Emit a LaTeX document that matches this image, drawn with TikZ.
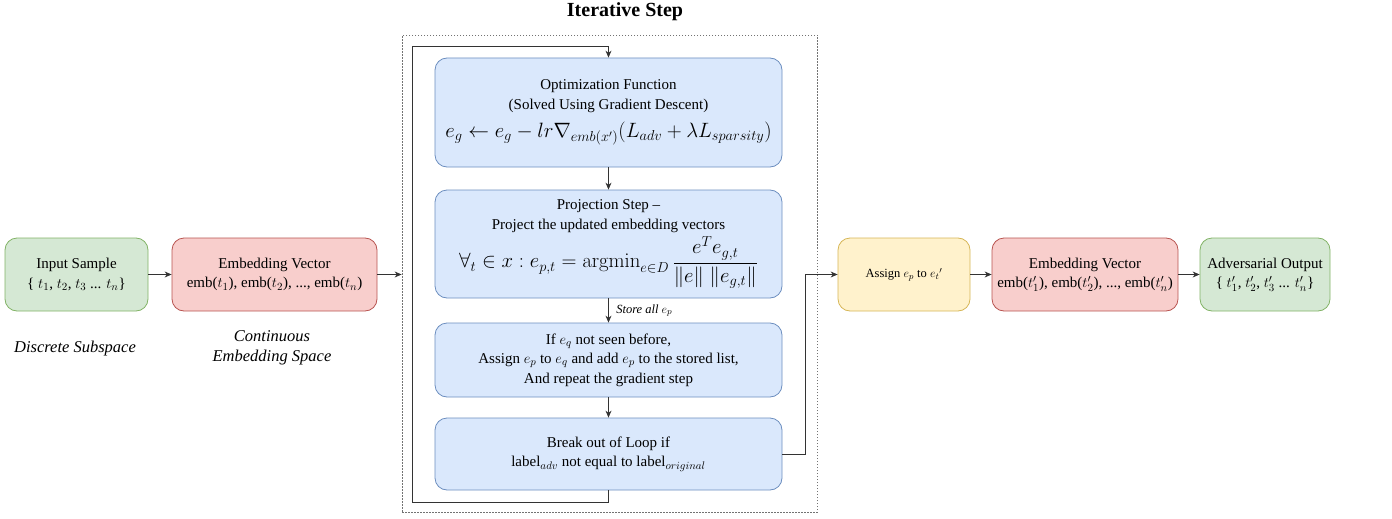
\documentclass[tikz,border=0pt]{standalone}
\usepackage[no-math]{fontspec}
\setmainfont{Liberation Serif}
\usetikzlibrary{arrows.meta}
\definecolor{gfill}{HTML}{D5E8D4}\definecolor{gline}{HTML}{82B366}
\definecolor{rfill}{HTML}{F8CECC}\definecolor{rline}{HTML}{B85450}
\definecolor{bfill}{HTML}{DAE8FC}\definecolor{bline}{HTML}{6C8EBF}
\definecolor{yfill}{HTML}{FFF2CC}\definecolor{yline}{HTML}{D6B656}
\begin{document}
\begin{tikzpicture}[x=1pt,y=-1pt,
  box/.style={rounded corners=12pt, line width=0.8pt, align=center, inner sep=0pt, font=\fontsize{15}{19.5}\selectfont},
  gbox/.style={box, fill=gfill, draw=gline},
  rbox/.style={box, fill=rfill, draw=rline},
  bbox/.style={box, fill=bfill, draw=bline, minimum width=347pt},
  ybox/.style={box, fill=yfill, draw=yline},
  arr/.style={-{Stealth[length=7pt,width=6pt]}, line width=0.9pt, draw=black!80},
  note/.style={font=\fontsize{16.5}{20}\selectfont\itshape, align=center}
]
\useasboundingbox (0,0) rectangle (1392,519);
\node[font=\fontsize{20}{22}\selectfont\bfseries] (title) at (625,12) {Iterative Step};
\node[draw=black!55, dash pattern=on 1.5pt off 1.5pt, line width=0.8pt, minimum width=415pt, minimum height=477pt, inner sep=0pt] (iter) at (609.5,273.5) {};

\node[gbox, minimum width=143pt, minimum height=73pt] (in) at (76.5,274.5) {Input Sample\\{\{} $t_1$, $t_2$, $t_3$ ... $t_n$\}};
\node[rbox, minimum width=205pt, minimum height=73pt] (emb1) at (274.5,274.5) {Embedding Vector\\emb($t_1$), emb($t_2$), ..., emb($t_n$)};
\node[ybox, minimum width=132pt, minimum height=73pt, font=\fontsize{12.5}{15}\selectfont] (assign) at (904,274.5) {Assign $e_p$ to $e_t{}'$};
\node[rbox, minimum width=186pt, minimum height=73pt] (emb2) at (1085,274.5) {Embedding Vector\\emb($t'_1$), emb($t'_2$), ..., emb($t'_n$)};
\node[gbox, minimum width=130pt, minimum height=73pt] (adv) at (1265,274.5) {Adversarial Output\\\{ $t'_1$, $t'_2$, $t'_3$ ... $t'_n$\}};

\node[note] (disc) at (75,349) {Discrete Subspace};
\node[note] (cont) at (272,348) {Continuous\\Embedding Space};

\node[bbox, minimum height=109pt] (b1) at (608.5,112.5) {Optimization Function\\(Solved Using Gradient Descent)\\[9pt]{\fontsize{20.5}{24}\selectfont $e_g \leftarrow e_g - lr\nabla_{emb(x')}(L_{adv} + \lambda L_{sparsity})$}};
\node[bbox, minimum height=108pt] (b2) at (608.5,244) {Projection Step --\\Project the updated embedding vectors\\[3pt]{\fontsize{21}{24}\selectfont $\displaystyle\forall_t \in x : e_{p,t} = \mathrm{argmin}_{e\in D}\,\frac{e^T e_{g,t}}{\|e\|\;\|e_{g,t}\|}$}};
\node[bbox, minimum height=74pt] (b3) at (608.5,360) {If $e_q$ not seen before,\\Assign $e_p$ to $e_q$ and add $e_p$ to the stored list,\\And repeat the gradient step};
\node[bbox, minimum height=72pt] (b4) at (608.5,454) {Break out of Loop if\\label$_{adv}$ not equal to label$_{original}$};

\coordinate (lb) at (412,502);
\coordinate (lt) at (412,46);
\coordinate (rx) at (805,274.5);

\draw[arr] (in) -- (emb1);
\draw[arr] (emb1.east) -- (emb1.east -| iter.west);
\draw[arr] (b1) -- (b2);
\draw[arr] (b2) -- node[right=4pt, font=\fontsize{12.5}{14}\selectfont\itshape] (store) {Store all $e_p$} (b3);
\draw[arr] (b3) -- (b4);
\draw[arr] (b4.south) |- (lb) -- (lt) -| (b1.north);
\draw[arr] (b4.east) -| (rx) -- (assign.west);
\draw[arr] (assign) -- (emb2);
\draw[arr] (emb2) -- (adv);
\end{tikzpicture}
\end{document}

========

- _What is needed_
From start to finish, output the listing exactly, but omit its pictures.

- _Result for this task_
Emit a LaTeX document that matches this image, drawn with TikZ.
\documentclass[tikz,border=0pt]{standalone}
\usepackage[no-math]{fontspec}
\setmainfont{Liberation Serif}
\usetikzlibrary{arrows.meta}
\definecolor{gfill}{HTML}{D5E8D4}\definecolor{gline}{HTML}{82B366}
\definecolor{rfill}{HTML}{F8CECC}\definecolor{rline}{HTML}{B85450}
\definecolor{bfill}{HTML}{DAE8FC}\definecolor{bline}{HTML}{6C8EBF}
\definecolor{yfill}{HTML}{FFF2CC}\definecolor{yline}{HTML}{D6B656}
\begin{document}
\begin{tikzpicture}[x=1pt,y=-1pt,
  box/.style={rounded corners=12pt, line width=0.8pt, align=center, inner sep=0pt, font=\fontsize{15}{19.5}\selectfont},
  gbox/.style={box, fill=gfill, draw=gline},
  rbox/.style={box, fill=rfill, draw=rline},
  bbox/.style={box, fill=bfill, draw=bline, minimum width=347pt},
  ybox/.style={box, fill=yfill, draw=yline},
  arr/.style={-{Stealth[length=7pt,width=6pt]}, line width=0.9pt, draw=black!80},
  note/.style={font=\fontsize{16.5}{20}\selectfont\itshape, align=center}
]
\useasboundingbox (0,0) rectangle (1392,519);
\node[font=\fontsize{20}{22}\selectfont\bfseries] (title) at (625,12) {Iterative Step};
\node[draw=black!55, dash pattern=on 1.5pt off 1.5pt, line width=0.8pt, minimum width=415pt, minimum height=477pt, inner sep=0pt] (iter) at (609.5,273.5) {};

\node[gbox, minimum width=143pt, minimum height=73pt] (in) at (76.5,274.5) {Input Sample\\{\{} $t_1$, $t_2$, $t_3$ ... $t_n$\}};
\node[rbox, minimum width=205pt, minimum height=73pt] (emb1) at (274.5,274.5) {Embedding Vector\\emb($t_1$), emb($t_2$), ..., emb($t_n$)};
\node[ybox, minimum width=132pt, minimum height=73pt, font=\fontsize{12.5}{15}\selectfont] (assign) at (904,274.5) {Assign $e_p$ to $e_t{}'$};
\node[rbox, minimum width=186pt, minimum height=73pt] (emb2) at (1085,274.5) {Embedding Vector\\emb($t'_1$), emb($t'_2$), ..., emb($t'_n$)};
\node[gbox, minimum width=130pt, minimum height=73pt] (adv) at (1265,274.5) {Adversarial Output\\\{ $t'_1$, $t'_2$, $t'_3$ ... $t'_n$\}};

\node[note] (disc) at (75,349) {Discrete Subspace};
\node[note] (cont) at (272,348) {Continuous\\Embedding Space};

\node[bbox, minimum height=109pt] (b1) at (608.5,112.5) {Optimization Function\\(Solved Using Gradient Descent)\\[9pt]{\fontsize{20.5}{24}\selectfont $e_g \leftarrow e_g - lr\nabla_{emb(x')}(L_{adv} + \lambda L_{sparsity})$}};
\node[bbox, minimum height=108pt] (b2) at (608.5,244) {Projection Step --\\Project the updated embedding vectors\\[3pt]{\fontsize{21}{24}\selectfont $\displaystyle\forall_t \in x : e_{p,t} = \mathrm{argmin}_{e\in D}\,\frac{e^T e_{g,t}}{\|e\|\;\|e_{g,t}\|}$}};
\node[bbox, minimum height=74pt] (b3) at (608.5,360) {If $e_q$ not seen before,\\Assign $e_p$ to $e_q$ and add $e_p$ to the stored list,\\And repeat the gradient step};
\node[bbox, minimum height=72pt] (b4) at (608.5,454) {Break out of Loop if\\label$_{adv}$ not equal to label$_{original}$};

\coordinate (lb) at (412,502);
\coordinate (lt) at (412,46);
\coordinate (rx) at (805,274.5);

\draw[arr] (in) -- (emb1);
\draw[arr] (emb1.east) -- (emb1.east -| iter.west);
\draw[arr] (b1) -- (b2);
\draw[arr] (b2) -- node[right=4pt, font=\fontsize{12.5}{14}\selectfont\itshape] (store) {Store all $e_p$} (b3);
\draw[arr] (b3) -- (b4);
\draw[arr] (b4.south) |- (lb) -- (lt) -| (b1.north);
\draw[arr] (b4.east) -| (rx) -- (assign.west);
\draw[arr] (assign) -- (emb2);
\draw[arr] (emb2) -- (adv);
\end{tikzpicture}
\end{document}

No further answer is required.